Presentation Open Access
Bittremieux, Wout; Kelchtermans, Pieter; Valkenborg, Dirk; Martens, Lennart; Laukens, Kris
Collecting and mining mass spectrometry quality control data
The awareness that systematic quality control is an essential factor to enable the growth of proteomics into a mature analytical discipline has increased over the past few years. To this aim the qcML format has recently been proposed to store and disseminate quality control metrics for mass spectrometry-based proteomics experiments. With the aid of the jqcML Java library, this quality control data can easily be used as input for data mining and machine learning tasks. Specific applications are for example subspace clustering in order to detect outliers.
Mass spectrometry is widely used to identify proteins based on the mass distribution of their peptides. Unfortunately, because of its inherent complexity, the results of a mass spectrometry experiment can be subject to a large variability. As a means of quality control, recently several qualitative metrics have been defined.1 These quality control metrics can be used individually to assess the quality of a single experiment. However, by making use of data mining and machine learning approaches, several advanced analyses can be performed between different mass spectrometry runs as well.

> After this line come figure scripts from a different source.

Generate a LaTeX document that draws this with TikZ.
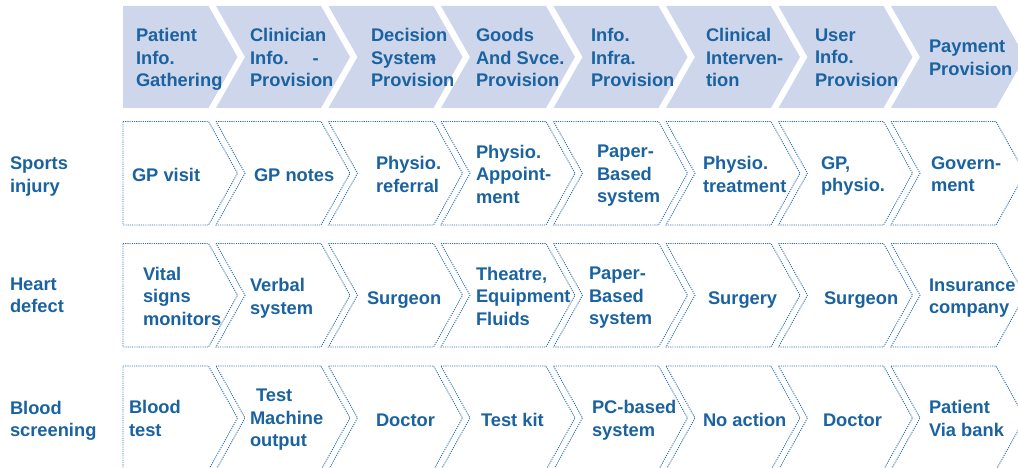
\documentclass[tikz,border=0pt]{standalone}
\usepackage{fontspec}
\setmainfont{Liberation Sans}
\definecolor{txtblue}{HTML}{1A62A0}
\definecolor{lineblue}{HTML}{2A6DAC}
\definecolor{headfill}{HTML}{CED6EC}

% chevron outline: #1 style, #2 left x, #3 top y, #4 bottom y
\newcommand\chevshape[4]{%
  \path[#1] (#2,#3) -- ++(105,0) -- ++(29,{(#4-#3)/2}) -- ++(-29,{(#4-#3)/2})
    -- ++(-105,0) -- ++(29,{-(#4-#3)/2}) -- cycle;}
% first column: flat left side
\newcommand\homeshape[3]{%
  \path[#1] (123,#2) -- (208.5,#2) -- (237.5,{(#2+#3)/2}) -- (208.5,#3)
    -- (123,#3) -- cycle;}

\tikzset{
  headbox/.style={fill=headfill, draw=none},
  cellbox/.style={draw=lineblue, line width=0.9pt, dash pattern=on 1.1pt off 1.1pt},
  txt/.style={anchor=west, inner sep=0pt, outer sep=0pt, align=left, text=txtblue,
    font=\bfseries\fontsize{18.3}{22.5}\selectfont, yshift=-1.5pt,
    execute at begin node=\strut, execute at end node=\strut},
}

\begin{document}
\begin{tikzpicture}[x=1pt, y=-1pt]
\useasboundingbox (0,0) rectangle (1018,468);
\clip (0,0) rectangle (1018,468);

% header band
\homeshape{headbox}{6}{108}
\foreach \i in {0,...,6}{\chevshape{headbox}{216+\i*112.5}{6}{108}}

% three body rows of dotted chevrons
\foreach \t/\b in {121.5/225, 243.5/347, 366/470}{
  \homeshape{cellbox}{\t}{\b}
  \foreach \i in {0,...,6}{\chevshape{cellbox}{216+\i*112.5}{\t}{\b}}
}

% header texts
\node[txt] (h1) at (136,59.5) {Patient\\Info.\\Gathering};
\node[txt] (h2) at (250,59.5) {Clinician\\Info.\hspace{24pt}-\\Provision};
\node[txt] (h3) at (371,59.5) {Decision\\System\llap{-}\\Provision};
\node[txt] (h4) at (476,59.5) {Goods\\And Svce.\\Provision};
\node[txt] (h5) at (591,59.5) {Info.\\Infra.\\Provision};
\node[txt] (h6) at (706,59.5) {Clinical\\Interven-\\tion};
\node[txt] (h7) at (815,59.5) {User\\Info.\\Provision};
\node[txt] (h8) at (929,59.5) {Payment\\Provision};

% row labels
\node[txt] (l1) at (10,176.5) {Sports\\injury};
\node[txt] (l2) at (10,297) {Heart\\defect};
\node[txt] (l3) at (10,420.5) {Blood\\screening};

% sports injury
\node[txt] (a1) at (132,176) {GP visit};
\node[txt] (a2) at (254,176) {GP notes};
\node[txt] (a3) at (376,176) {Physio.\\referral};
\node[txt] (a4) at (476,176) {Physio.\\Appoint-\\ment};
\node[txt] (a5) at (597,176) {Paper-\\Based\\system};
\node[txt] (a6) at (703,176) {Physio.\\treatment};
\node[txt] (a7) at (821,176) {GP,\\physio.};
\node[txt] (a8) at (931,176) {Govern-\\ment};

% heart defect
\node[txt] (b1) at (143,298) {Vital\\signs\\monitors};
\node[txt] (b2) at (250,298) {Verbal\\system};
\node[txt] (b3) at (367,298) {Surgeon};
\node[txt] (b4) at (476,298) {Theatre,\\Equipment\\Fluids};
\node[txt] (b5) at (589,298) {Paper-\\Based\\system};
\node[txt] (b6) at (708,298) {Surgery};
\node[txt] (b7) at (824,298) {Surgeon};
\node[txt] (b8) at (929,298) {Insurance\\company};

% blood screening
\node[txt] (c1) at (129,420) {Blood\\test};
\node[txt] (c2) at (250,420) {\hspace*{6pt}Test\\Machine\\output};
\node[txt] (c3) at (376,420) {Doctor};
\node[txt] (c4) at (481,420) {Test kit};
\node[txt] (c5) at (592,420) {PC-based\\system};
\node[txt] (c6) at (703,420) {No action};
\node[txt] (c7) at (823,420) {Doctor};
\node[txt] (c8) at (929,420) {Patient\\Via bank};
\end{tikzpicture}
\end{document}
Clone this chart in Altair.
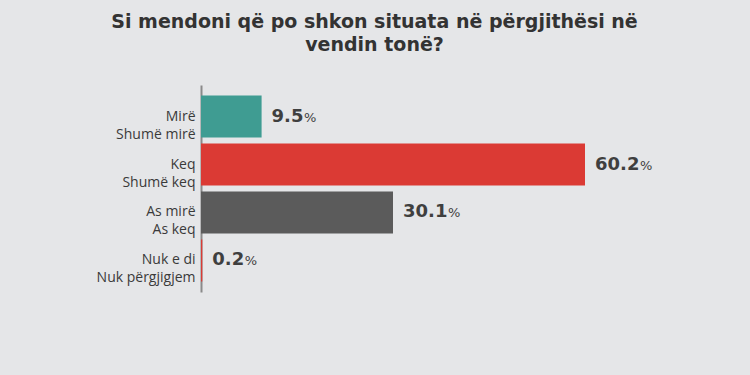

In order to provide a pervasive and standardized means to report quality control information for mass spectrometry experiments, the qcML standard2 has been developed. The qcML standard aims to support an automated quality control pipeline by providing a set of useful metrics that can be calculated on the acquired data. Additionally, it aims to provide a standard format for the exchange of these metrics.
To exchange qcML data an XML-based file format has been developed. This is a universal format that captures metrics and metadata about all kinds of mass spectrometry experiments. As such, the qcML file format can be used as a container to separate quality control information from the actual data analysis. Furthermore, the qcDB relational database format has been developed to complement the XML-based file format, in order to store large amounts of qcML data over time.
To work with qcML data the open-source Java library jqcML3 has been developed. Firstly, jqcML provides a complete object model to represent qcML data. Secondly, jqcML provides the ability to read, write and work in a uniform manner with qcML data from different sources, including the XML-based qcML file format and the relational database qcDB.
Results & Discussion
OpenMS4, an open-source library for LC/MS data management and analyses, provides a (modular) tool to calculate qcML data. By using this pipeline raw files detailing mass spectrometry experiments can easily be processed to output a qcML file.
In order to perform advanced analyses on quality control data, results for several mass spectrometry experiments were generated in the qcML format using a Knime5 workflow provided by OpenMS. Subsequently jqcML was used to store the data in a qcDB relational database, and to extract relevant quality control parameters.
Using this data it is possible to perform several analyses between different mass spectrometry runs. Firstly, the behaviour of each parameter can be evaluated individually. However, more advanced analyses are possible as well. For example, outlier detection based on all parameters simultaneously can be performed using specific subspace clustering techniques.
An important requirement for the maturation of mass spectrometry-based proteomics is the dissemination of quality control information alongside published datasets. By adapting and developing specific data mining and machine learning techniques, it will be possible to harness the full power of this new information.
1. Rudnick, P.A. et al. Performance Metrics for Liquid Chromatography-Tandem Mass Spectrometry Systems in Proteomics Analyses. Molecular & Cellular Proteomics 9.2, 225–241 (2010).
2. Walzer M. et al. qcML: an exchange format for quality control metrics from mass spectrometry instruments. [Manuscript submitted].
3. Bittremieux W. et al. jqcML: an open-source Java API for mass spectrometry quality control data in the qcML format. [Manuscript submitted].
4. Kohlbacher, O. et al. TOPP--The OpenMS Proteomics Pipeline. Bioinformatics 23, e191–e197 (2007).
5. Berthold, Michael R. et al. KNIME: The Konstanz information miner. Springer Berlin Heidelberg, 319-326 (2008).